Nusra Front is the Sunni Muslim al-Qaida offshoot which is currently fighting the Iranian-backed axis of Bashar Assad and Hezbollah in Syria.

Israeli soldiers stand atop tanks in the Golan Heights near Israel's border with Syria (photo credit: REUTERS)
Israeli soldiers stand atop tanks in the Golan Heights near Israel's border with Syria
(photo credit: REUTERS)
Israel has opened its borders with Syria in order to provide medical treatment to Nusra Front and al-Qaida fighters wounded in the ongoing civil war, according to The Wall Street Journal.
The prominent American newspaper reported that Nusra Front, the Sunni Muslim al-Qaida offshoot which is currently fighting the Iranian-backed axis of Bashar Assad and Hezbollah, "hasn't bothered Israel since seizing the border area last summer" along the Golan Heights.
While Israel views al-Qaida and its allies as enemies, it is far more disturbed by what it views as an even bigger menace – Iran and its proxies. According to The Wall Street Journal, this attitude has caused tension with the United States, which has also targeted al-Qaida and Nusra Front fighters in Syria.
Amos Yadlin, the former military intelligence chief who is currently in the running to be defense minister should the Zionist Union, led by Isaac Herzog, succeed in defeating incumbent Prime Minister Benjamin Netanyahu in the elections next week, told the Journal that Hezbollah and Iran "are the major threat to Israel, much more than the radical Sunni Islamists, who are also an enemy."
 “Those Sunni elements who control some two-thirds to 90% of the border on the Golan aren't attacking Israel. This gives you some basis to think that they understand who is their real enemy - maybe it isn’t Israel,” Yadlin is quoted by The Wall Street Journal as saying.
The fact that the Israel-Syria border area along the Golan Heights has remained largely quiet has sparked accusations among supporters of embattled President Bashar Assad that the Sunni Islamist alliance, which includes al-Qaida, is backed by Israel.
“Some in Syria joke: 'How can you say that al-Qaida doesn’t have an air force? They have the Israeli air force',” Assad told Foreign Affairs magazine earlier this year. “They are supporting the rebels in Syria. It is very clear.”

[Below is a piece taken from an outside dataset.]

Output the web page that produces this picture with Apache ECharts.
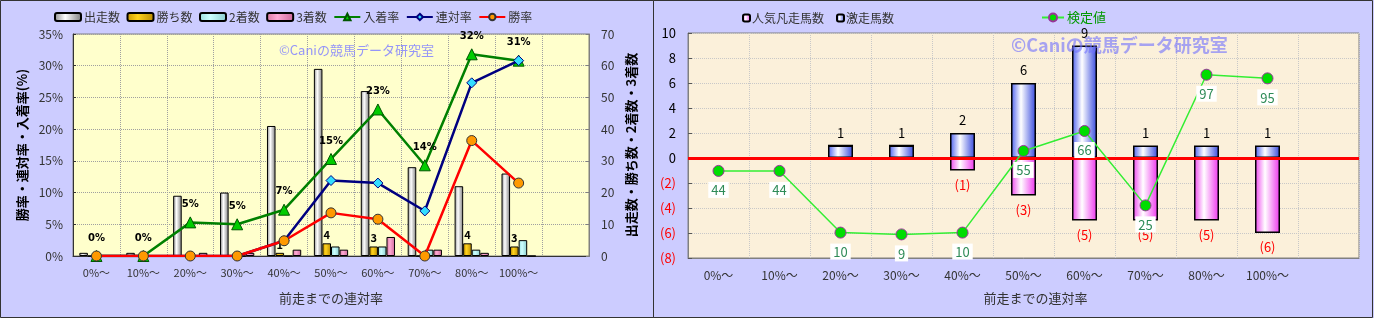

Israel has denied actively aiding al-Qaida, though it makes no secret of its determination to thwart Hezbollah's attempts to establish a foothold near the Golan frontier from whence it could harass the North.
Defense Minister Moshe Ya'alon has stated repeatedly his contention that Iran is seeking to open a new front against Israel from the Syrian Golan Heights.
Earlier this year, an air strike attributed by international media reports to Israel struck and killed 12 Iranian Revolutionary Guard Corps and Hezbollah operatives in Quneitra, Syria, near the Israeli border.
In retaliation, Hezbollah guerillas launched a missile attack near the Har Dov region straddling the Lebanon-Israel border weeks later, killing two Israeli soldiers.
Since the outbreak of the Syrian civil war, which has claimed the lives of upwards of 200,000 people, Israel has provided medical assistance to nearly 2,000 Syrians.
The Wall Street Journal quoted "an Israeli military official" who said that most of those treated were armed rebels fighting the regime.
“We don’t ask who they are, we don’t do any screening," the official said. "Once the treatment is done, we take them back to the border and they go on their way.”